─── EXTRACTED DATA

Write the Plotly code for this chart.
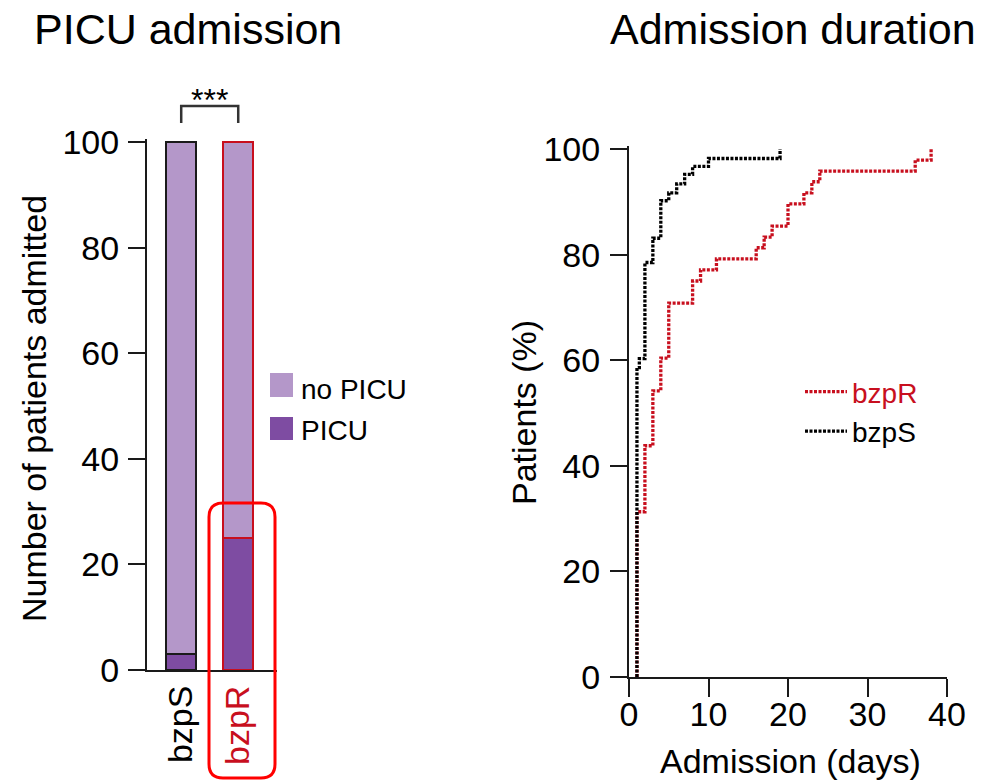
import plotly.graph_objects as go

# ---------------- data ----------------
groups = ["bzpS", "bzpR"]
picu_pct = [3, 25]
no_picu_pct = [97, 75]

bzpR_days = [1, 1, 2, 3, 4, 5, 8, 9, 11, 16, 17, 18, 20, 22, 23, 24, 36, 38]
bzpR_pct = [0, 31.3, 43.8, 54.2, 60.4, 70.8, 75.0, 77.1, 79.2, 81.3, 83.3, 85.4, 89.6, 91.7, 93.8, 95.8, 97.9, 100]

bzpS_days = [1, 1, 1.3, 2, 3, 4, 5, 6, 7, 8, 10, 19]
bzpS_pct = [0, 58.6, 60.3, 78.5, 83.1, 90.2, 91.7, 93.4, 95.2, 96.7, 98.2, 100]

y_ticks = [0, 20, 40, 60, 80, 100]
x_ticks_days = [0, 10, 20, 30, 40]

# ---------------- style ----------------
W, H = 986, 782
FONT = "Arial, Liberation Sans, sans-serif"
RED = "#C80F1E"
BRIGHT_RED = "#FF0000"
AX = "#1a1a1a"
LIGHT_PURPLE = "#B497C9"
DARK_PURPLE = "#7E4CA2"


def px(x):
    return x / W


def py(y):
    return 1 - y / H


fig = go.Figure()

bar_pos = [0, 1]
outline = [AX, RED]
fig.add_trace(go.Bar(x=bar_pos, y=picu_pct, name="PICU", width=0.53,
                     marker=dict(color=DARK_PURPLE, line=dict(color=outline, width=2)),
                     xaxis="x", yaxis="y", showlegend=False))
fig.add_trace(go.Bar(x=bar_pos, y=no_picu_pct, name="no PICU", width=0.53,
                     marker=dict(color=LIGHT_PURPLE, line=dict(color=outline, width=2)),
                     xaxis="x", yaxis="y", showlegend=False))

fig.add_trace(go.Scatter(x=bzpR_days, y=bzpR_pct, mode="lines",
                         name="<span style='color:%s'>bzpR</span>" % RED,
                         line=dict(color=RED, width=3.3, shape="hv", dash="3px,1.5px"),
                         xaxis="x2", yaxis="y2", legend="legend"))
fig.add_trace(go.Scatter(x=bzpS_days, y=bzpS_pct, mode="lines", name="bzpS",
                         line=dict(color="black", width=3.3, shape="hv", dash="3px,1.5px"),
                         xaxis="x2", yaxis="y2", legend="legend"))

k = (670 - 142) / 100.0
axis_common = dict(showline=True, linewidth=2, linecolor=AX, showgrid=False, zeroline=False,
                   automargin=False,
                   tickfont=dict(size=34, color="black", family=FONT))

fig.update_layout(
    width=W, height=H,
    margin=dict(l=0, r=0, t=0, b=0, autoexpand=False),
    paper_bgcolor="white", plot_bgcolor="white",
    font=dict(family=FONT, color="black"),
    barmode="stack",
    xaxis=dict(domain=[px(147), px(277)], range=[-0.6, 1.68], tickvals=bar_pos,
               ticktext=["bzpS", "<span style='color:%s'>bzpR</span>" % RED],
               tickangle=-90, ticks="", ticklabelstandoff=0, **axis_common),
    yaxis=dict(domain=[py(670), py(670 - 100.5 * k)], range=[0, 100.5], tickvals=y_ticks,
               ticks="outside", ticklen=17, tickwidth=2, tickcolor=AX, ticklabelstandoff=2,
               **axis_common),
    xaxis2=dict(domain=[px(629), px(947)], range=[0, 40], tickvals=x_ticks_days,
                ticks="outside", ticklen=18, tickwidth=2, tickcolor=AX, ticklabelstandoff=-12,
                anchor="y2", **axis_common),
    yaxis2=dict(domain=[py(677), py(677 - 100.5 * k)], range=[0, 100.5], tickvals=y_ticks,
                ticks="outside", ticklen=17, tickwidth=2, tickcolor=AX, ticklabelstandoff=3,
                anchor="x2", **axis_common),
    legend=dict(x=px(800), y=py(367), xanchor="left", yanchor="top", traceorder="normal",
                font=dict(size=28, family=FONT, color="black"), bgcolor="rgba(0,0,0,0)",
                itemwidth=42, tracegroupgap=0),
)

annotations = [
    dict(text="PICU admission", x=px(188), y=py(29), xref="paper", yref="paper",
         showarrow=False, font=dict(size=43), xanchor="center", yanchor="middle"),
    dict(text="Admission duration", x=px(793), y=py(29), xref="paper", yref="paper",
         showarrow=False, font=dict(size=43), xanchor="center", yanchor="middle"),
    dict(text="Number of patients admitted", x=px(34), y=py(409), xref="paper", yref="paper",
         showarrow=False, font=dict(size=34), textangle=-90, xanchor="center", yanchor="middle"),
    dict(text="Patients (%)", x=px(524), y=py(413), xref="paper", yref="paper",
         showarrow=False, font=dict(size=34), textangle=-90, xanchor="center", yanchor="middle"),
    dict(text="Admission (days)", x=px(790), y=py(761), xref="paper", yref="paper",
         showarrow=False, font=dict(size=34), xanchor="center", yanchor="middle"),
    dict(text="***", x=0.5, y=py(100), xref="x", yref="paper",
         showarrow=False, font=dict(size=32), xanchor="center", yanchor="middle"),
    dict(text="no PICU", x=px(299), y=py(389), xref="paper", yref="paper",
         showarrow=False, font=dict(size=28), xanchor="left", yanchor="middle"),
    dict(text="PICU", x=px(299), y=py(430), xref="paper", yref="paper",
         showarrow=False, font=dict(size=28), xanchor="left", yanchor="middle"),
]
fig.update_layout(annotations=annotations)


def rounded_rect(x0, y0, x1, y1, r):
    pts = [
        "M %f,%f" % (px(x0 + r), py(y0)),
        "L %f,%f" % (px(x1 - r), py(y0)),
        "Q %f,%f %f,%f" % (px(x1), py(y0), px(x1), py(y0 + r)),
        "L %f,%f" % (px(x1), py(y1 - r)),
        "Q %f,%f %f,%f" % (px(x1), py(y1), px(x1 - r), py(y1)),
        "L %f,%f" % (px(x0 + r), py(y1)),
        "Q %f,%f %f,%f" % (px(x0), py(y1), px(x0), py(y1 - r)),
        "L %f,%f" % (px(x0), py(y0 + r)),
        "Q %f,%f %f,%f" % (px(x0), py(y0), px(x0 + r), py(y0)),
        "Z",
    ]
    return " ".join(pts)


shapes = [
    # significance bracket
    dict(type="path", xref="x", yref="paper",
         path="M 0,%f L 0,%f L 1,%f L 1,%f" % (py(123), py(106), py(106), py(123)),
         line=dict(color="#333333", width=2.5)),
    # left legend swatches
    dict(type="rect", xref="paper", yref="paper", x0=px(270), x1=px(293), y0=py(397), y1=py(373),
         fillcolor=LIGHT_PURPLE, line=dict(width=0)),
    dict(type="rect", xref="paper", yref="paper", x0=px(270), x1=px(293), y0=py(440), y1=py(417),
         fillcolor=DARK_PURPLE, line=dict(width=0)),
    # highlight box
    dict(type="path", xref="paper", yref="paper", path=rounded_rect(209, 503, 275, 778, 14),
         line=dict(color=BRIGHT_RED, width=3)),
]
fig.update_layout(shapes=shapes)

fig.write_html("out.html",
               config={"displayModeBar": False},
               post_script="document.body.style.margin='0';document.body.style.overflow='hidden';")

──────
─── EXTRACTED DATA

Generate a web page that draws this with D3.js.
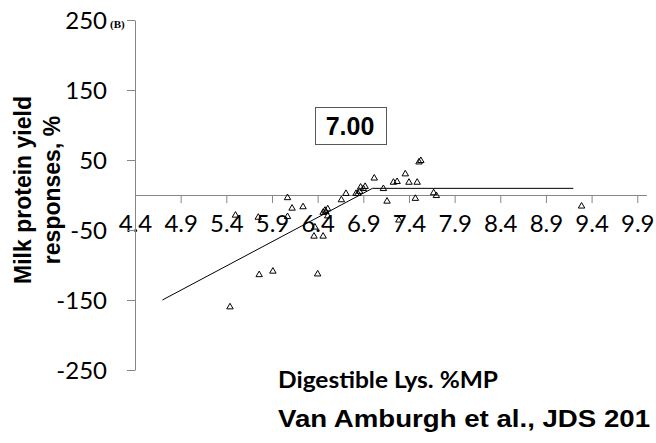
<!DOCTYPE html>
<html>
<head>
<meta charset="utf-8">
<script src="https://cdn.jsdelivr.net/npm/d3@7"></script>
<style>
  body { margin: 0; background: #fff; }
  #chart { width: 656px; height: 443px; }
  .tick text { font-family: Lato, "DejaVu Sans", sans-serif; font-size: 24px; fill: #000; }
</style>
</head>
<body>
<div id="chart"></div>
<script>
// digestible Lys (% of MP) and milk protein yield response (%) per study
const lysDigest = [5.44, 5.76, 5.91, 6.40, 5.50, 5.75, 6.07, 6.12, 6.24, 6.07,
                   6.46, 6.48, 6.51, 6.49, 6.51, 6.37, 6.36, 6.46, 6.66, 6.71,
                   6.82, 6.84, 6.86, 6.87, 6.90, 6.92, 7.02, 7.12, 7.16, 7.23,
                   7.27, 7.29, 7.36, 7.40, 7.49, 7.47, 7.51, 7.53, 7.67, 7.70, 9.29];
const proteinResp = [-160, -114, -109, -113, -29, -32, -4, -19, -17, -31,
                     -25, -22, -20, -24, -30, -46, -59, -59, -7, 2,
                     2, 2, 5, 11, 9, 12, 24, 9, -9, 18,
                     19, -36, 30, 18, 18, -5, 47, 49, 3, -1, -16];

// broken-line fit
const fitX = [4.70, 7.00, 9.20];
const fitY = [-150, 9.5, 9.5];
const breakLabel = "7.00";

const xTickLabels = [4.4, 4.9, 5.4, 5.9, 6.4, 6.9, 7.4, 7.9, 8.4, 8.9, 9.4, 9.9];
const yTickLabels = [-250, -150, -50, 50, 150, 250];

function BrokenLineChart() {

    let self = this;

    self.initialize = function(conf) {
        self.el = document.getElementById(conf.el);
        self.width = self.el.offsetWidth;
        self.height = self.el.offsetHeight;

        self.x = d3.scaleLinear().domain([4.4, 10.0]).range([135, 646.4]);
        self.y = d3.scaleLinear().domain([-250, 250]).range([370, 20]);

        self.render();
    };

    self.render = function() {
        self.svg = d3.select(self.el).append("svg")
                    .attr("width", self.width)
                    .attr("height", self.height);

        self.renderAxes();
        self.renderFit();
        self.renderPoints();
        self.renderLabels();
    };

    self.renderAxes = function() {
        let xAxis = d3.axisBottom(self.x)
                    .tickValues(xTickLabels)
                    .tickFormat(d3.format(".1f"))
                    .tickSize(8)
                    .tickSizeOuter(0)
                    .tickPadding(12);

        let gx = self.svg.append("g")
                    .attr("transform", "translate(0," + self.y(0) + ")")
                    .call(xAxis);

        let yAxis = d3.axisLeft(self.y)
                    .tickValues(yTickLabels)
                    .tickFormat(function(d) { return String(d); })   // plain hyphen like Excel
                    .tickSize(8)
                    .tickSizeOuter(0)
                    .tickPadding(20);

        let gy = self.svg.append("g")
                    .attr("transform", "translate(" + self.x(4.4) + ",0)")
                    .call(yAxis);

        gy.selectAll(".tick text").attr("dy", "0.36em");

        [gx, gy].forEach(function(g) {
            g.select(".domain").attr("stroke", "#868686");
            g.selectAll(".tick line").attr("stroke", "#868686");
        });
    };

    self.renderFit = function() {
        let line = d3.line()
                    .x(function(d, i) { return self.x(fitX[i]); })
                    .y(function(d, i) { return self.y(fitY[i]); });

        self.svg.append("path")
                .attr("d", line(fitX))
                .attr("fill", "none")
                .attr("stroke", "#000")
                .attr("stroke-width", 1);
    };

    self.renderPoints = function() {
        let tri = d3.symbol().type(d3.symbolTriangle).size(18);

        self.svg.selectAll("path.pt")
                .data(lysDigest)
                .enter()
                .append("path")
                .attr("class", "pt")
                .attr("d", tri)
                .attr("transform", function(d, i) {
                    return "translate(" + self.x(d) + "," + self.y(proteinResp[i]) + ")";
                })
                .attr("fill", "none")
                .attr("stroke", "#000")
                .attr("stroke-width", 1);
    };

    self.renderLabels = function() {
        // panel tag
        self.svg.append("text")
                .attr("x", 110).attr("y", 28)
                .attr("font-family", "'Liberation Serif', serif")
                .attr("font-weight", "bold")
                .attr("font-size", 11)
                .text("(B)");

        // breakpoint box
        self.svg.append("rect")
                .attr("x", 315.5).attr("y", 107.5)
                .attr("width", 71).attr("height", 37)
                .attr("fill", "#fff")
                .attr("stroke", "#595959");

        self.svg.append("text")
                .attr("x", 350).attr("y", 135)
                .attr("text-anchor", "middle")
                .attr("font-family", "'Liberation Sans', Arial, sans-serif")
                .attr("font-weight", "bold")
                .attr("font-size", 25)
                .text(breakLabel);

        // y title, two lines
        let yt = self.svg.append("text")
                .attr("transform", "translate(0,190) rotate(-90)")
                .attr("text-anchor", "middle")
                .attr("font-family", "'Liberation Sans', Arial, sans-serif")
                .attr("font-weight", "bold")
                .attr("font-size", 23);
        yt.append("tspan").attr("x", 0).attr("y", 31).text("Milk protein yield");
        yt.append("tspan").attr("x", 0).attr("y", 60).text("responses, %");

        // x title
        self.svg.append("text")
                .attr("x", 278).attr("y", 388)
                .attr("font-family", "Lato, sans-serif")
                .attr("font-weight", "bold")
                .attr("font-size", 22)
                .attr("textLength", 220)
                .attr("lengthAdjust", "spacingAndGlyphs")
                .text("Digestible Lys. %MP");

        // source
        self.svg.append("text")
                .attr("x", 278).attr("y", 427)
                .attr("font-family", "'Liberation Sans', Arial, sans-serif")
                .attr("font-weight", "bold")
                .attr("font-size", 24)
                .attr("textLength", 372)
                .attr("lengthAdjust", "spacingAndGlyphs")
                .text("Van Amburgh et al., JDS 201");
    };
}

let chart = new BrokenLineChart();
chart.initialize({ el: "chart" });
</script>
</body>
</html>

──────

Nothing but the lines from the one with "Write the Plotly code for this chart." through the one with "x_ticks_days = [0, 10, 20, 30, 40]" should be copied, word for word. Pictures are left out.

Write the Plotly code for this chart.
import plotly.graph_objects as go

# ---------------- data ----------------
groups = ["bzpS", "bzpR"]
picu_pct = [3, 25]
no_picu_pct = [97, 75]

bzpR_days = [1, 1, 2, 3, 4, 5, 8, 9, 11, 16, 17, 18, 20, 22, 23, 24, 36, 38]
bzpR_pct = [0, 31.3, 43.8, 54.2, 60.4, 70.8, 75.0, 77.1, 79.2, 81.3, 83.3, 85.4, 89.6, 91.7, 93.8, 95.8, 97.9, 100]

bzpS_days = [1, 1, 1.3, 2, 3, 4, 5, 6, 7, 8, 10, 19]
bzpS_pct = [0, 58.6, 60.3, 78.5, 83.1, 90.2, 91.7, 93.4, 95.2, 96.7, 98.2, 100]

y_ticks = [0, 20, 40, 60, 80, 100]
x_ticks_days = [0, 10, 20, 30, 40]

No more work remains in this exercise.